- [EXERCISE]:
Copy the data exactly; pictures stay out of the copy.

- [DATA EXCERPT]:
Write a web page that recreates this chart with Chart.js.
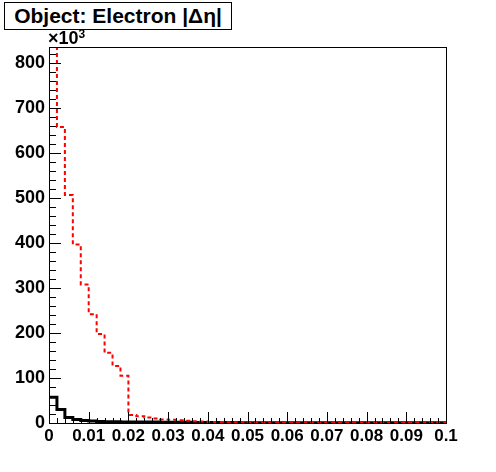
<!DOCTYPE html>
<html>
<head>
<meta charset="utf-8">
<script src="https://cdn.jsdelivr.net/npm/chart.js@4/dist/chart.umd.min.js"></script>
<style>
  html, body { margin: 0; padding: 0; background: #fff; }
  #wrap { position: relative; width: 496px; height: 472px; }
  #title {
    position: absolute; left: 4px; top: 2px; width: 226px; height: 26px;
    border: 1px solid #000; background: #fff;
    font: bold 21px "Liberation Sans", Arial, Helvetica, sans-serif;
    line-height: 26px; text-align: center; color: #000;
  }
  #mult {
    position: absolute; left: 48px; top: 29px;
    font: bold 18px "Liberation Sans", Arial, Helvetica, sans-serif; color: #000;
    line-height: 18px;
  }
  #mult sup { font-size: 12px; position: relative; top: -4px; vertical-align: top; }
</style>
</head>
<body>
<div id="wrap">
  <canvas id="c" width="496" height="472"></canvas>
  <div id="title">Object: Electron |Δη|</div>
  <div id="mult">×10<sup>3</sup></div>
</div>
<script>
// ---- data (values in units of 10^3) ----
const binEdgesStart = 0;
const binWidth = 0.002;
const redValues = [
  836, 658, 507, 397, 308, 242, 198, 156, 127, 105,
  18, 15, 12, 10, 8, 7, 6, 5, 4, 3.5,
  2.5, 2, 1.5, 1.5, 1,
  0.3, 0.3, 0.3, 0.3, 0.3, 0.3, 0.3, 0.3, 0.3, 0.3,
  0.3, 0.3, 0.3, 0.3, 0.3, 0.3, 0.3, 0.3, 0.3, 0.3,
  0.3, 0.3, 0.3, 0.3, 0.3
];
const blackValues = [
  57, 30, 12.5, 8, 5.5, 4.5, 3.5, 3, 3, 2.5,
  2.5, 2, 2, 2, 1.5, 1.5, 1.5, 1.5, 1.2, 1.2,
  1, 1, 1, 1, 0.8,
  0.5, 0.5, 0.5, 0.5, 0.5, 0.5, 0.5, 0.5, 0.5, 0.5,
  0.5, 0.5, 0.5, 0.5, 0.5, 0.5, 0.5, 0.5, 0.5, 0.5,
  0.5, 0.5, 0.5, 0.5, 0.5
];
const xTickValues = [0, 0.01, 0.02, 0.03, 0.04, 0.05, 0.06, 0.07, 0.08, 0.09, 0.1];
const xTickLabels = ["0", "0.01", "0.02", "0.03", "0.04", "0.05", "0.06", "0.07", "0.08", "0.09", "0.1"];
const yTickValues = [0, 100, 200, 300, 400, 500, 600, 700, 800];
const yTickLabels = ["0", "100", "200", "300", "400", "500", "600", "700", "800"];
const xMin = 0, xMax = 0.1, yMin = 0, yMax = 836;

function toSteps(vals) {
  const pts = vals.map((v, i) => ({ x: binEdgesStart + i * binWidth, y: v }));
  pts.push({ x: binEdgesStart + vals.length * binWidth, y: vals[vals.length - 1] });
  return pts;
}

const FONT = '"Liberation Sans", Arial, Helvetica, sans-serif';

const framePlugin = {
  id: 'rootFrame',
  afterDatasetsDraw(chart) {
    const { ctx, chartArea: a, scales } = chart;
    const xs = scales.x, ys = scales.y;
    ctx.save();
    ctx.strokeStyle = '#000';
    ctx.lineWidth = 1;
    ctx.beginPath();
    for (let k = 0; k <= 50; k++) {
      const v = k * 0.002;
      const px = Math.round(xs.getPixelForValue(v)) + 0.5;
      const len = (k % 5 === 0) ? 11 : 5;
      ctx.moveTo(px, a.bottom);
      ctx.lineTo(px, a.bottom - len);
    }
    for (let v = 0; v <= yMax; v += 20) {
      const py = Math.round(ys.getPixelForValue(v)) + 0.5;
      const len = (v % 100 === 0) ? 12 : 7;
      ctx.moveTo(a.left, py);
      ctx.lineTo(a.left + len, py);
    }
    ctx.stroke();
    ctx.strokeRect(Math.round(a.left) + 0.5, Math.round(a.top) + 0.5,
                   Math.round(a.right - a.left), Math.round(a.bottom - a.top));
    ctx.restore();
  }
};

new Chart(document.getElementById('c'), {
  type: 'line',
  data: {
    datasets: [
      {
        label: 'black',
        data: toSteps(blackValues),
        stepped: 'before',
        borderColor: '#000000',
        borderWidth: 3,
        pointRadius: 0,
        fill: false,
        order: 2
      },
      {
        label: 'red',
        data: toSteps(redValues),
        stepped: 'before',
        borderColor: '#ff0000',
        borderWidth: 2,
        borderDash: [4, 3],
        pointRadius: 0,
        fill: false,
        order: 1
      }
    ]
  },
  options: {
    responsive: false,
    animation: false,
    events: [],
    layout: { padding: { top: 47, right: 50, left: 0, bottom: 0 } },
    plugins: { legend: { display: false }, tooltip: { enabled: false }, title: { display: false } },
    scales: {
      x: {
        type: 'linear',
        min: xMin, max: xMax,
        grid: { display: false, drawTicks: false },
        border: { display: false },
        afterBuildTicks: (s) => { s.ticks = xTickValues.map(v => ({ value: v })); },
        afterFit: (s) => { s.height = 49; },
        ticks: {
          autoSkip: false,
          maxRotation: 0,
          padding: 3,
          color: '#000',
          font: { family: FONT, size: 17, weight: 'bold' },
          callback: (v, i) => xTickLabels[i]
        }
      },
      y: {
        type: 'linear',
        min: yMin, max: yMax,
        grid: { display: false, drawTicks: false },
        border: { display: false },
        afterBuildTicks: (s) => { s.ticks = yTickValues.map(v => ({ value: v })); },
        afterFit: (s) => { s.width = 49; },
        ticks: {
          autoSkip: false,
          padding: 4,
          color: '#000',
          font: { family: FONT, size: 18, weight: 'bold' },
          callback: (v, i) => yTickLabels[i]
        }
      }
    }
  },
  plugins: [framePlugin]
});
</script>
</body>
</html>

- [EXERCISE RESULT]:
Write a web page that recreates this chart with Chart.js.
<!DOCTYPE html>
<html>
<head>
<meta charset="utf-8">
<script src="https://cdn.jsdelivr.net/npm/chart.js@4/dist/chart.umd.min.js"></script>
<style>
  html, body { margin: 0; padding: 0; background: #fff; }
  #wrap { position: relative; width: 496px; height: 472px; }
  #title {
    position: absolute; left: 4px; top: 2px; width: 226px; height: 26px;
    border: 1px solid #000; background: #fff;
    font: bold 21px "Liberation Sans", Arial, Helvetica, sans-serif;
    line-height: 26px; text-align: center; color: #000;
  }
  #mult {
    position: absolute; left: 48px; top: 29px;
    font: bold 18px "Liberation Sans", Arial, Helvetica, sans-serif; color: #000;
    line-height: 18px;
  }
  #mult sup { font-size: 12px; position: relative; top: -4px; vertical-align: top; }
</style>
</head>
<body>
<div id="wrap">
  <canvas id="c" width="496" height="472"></canvas>
  <div id="title">Object: Electron |Δη|</div>
  <div id="mult">×10<sup>3</sup></div>
</div>
<script>
// ---- data (values in units of 10^3) ----
const binEdgesStart = 0;
const binWidth = 0.002;
const redValues = [
  836, 658, 507, 397, 308, 242, 198, 156, 127, 105,
  18, 15, 12, 10, 8, 7, 6, 5, 4, 3.5,
  2.5, 2, 1.5, 1.5, 1,
  0.3, 0.3, 0.3, 0.3, 0.3, 0.3, 0.3, 0.3, 0.3, 0.3,
  0.3, 0.3, 0.3, 0.3, 0.3, 0.3, 0.3, 0.3, 0.3, 0.3,
  0.3, 0.3, 0.3, 0.3, 0.3
];
const blackValues = [
  57, 30, 12.5, 8, 5.5, 4.5, 3.5, 3, 3, 2.5,
  2.5, 2, 2, 2, 1.5, 1.5, 1.5, 1.5, 1.2, 1.2,
  1, 1, 1, 1, 0.8,
  0.5, 0.5, 0.5, 0.5, 0.5, 0.5, 0.5, 0.5, 0.5, 0.5,
  0.5, 0.5, 0.5, 0.5, 0.5, 0.5, 0.5, 0.5, 0.5, 0.5,
  0.5, 0.5, 0.5, 0.5, 0.5
];
const xTickValues = [0, 0.01, 0.02, 0.03, 0.04, 0.05, 0.06, 0.07, 0.08, 0.09, 0.1];
const xTickLabels = ["0", "0.01", "0.02", "0.03", "0.04", "0.05", "0.06", "0.07", "0.08", "0.09", "0.1"];
const yTickValues = [0, 100, 200, 300, 400, 500, 600, 700, 800];
const yTickLabels = ["0", "100", "200", "300", "400", "500", "600", "700", "800"];
const xMin = 0, xMax = 0.1, yMin = 0, yMax = 836;

function toSteps(vals) {
  const pts = vals.map((v, i) => ({ x: binEdgesStart + i * binWidth, y: v }));
  pts.push({ x: binEdgesStart + vals.length * binWidth, y: vals[vals.length - 1] });
  return pts;
}

const FONT = '"Liberation Sans", Arial, Helvetica, sans-serif';

const framePlugin = {
  id: 'rootFrame',
  afterDatasetsDraw(chart) {
    const { ctx, chartArea: a, scales } = chart;
    const xs = scales.x, ys = scales.y;
    ctx.save();
    ctx.strokeStyle = '#000';
    ctx.lineWidth = 1;
    ctx.beginPath();
    for (let k = 0; k <= 50; k++) {
      const v = k * 0.002;
      const px = Math.round(xs.getPixelForValue(v)) + 0.5;
      const len = (k % 5 === 0) ? 11 : 5;
      ctx.moveTo(px, a.bottom);
      ctx.lineTo(px, a.bottom - len);
    }
    for (let v = 0; v <= yMax; v += 20) {
      const py = Math.round(ys.getPixelForValue(v)) + 0.5;
      const len = (v % 100 === 0) ? 12 : 7;
      ctx.moveTo(a.left, py);
      ctx.lineTo(a.left + len, py);
    }
    ctx.stroke();
    ctx.strokeRect(Math.round(a.left) + 0.5, Math.round(a.top) + 0.5,
                   Math.round(a.right - a.left), Math.round(a.bottom - a.top));
    ctx.restore();
  }
};

new Chart(document.getElementById('c'), {
  type: 'line',
  data: {
    datasets: [
      {
        label: 'black',
        data: toSteps(blackValues),
        stepped: 'before',
        borderColor: '#000000',
        borderWidth: 3,
        pointRadius: 0,
        fill: false,
        order: 2
      },
      {
        label: 'red',
        data: toSteps(redValues),
        stepped: 'before',
        borderColor: '#ff0000',
        borderWidth: 2,
        borderDash: [4, 3],
        pointRadius: 0,
        fill: false,
        order: 1
      }
    ]
  },
  options: {
    responsive: false,
    animation: false,
    events: [],
    layout: { padding: { top: 47, right: 50, left: 0, bottom: 0 } },
    plugins: { legend: { display: false }, tooltip: { enabled: false }, title: { display: false } },
    scales: {
      x: {
        type: 'linear',
        min: xMin, max: xMax,
        grid: { display: false, drawTicks: false },
        border: { display: false },
        afterBuildTicks: (s) => { s.ticks = xTickValues.map(v => ({ value: v })); },
        afterFit: (s) => { s.height = 49; },
        ticks: {
          autoSkip: false,
          maxRotation: 0,
          padding: 3,
          color: '#000',
          font: { family: FONT, size: 17, weight: 'bold' },
          callback: (v, i) => xTickLabels[i]
        }
      },
      y: {
        type: 'linear',
        min: yMin, max: yMax,
        grid: { display: false, drawTicks: false },
        border: { display: false },
        afterBuildTicks: (s) => { s.ticks = yTickValues.map(v => ({ value: v })); },
        afterFit: (s) => { s.width = 49; },
        ticks: {
          autoSkip: false,
          padding: 4,
          color: '#000',
          font: { family: FONT, size: 18, weight: 'bold' },
          callback: (v, i) => yTickLabels[i]
        }
      }
    }
  },
  plugins: [framePlugin]
});
</script>
</body>
</html>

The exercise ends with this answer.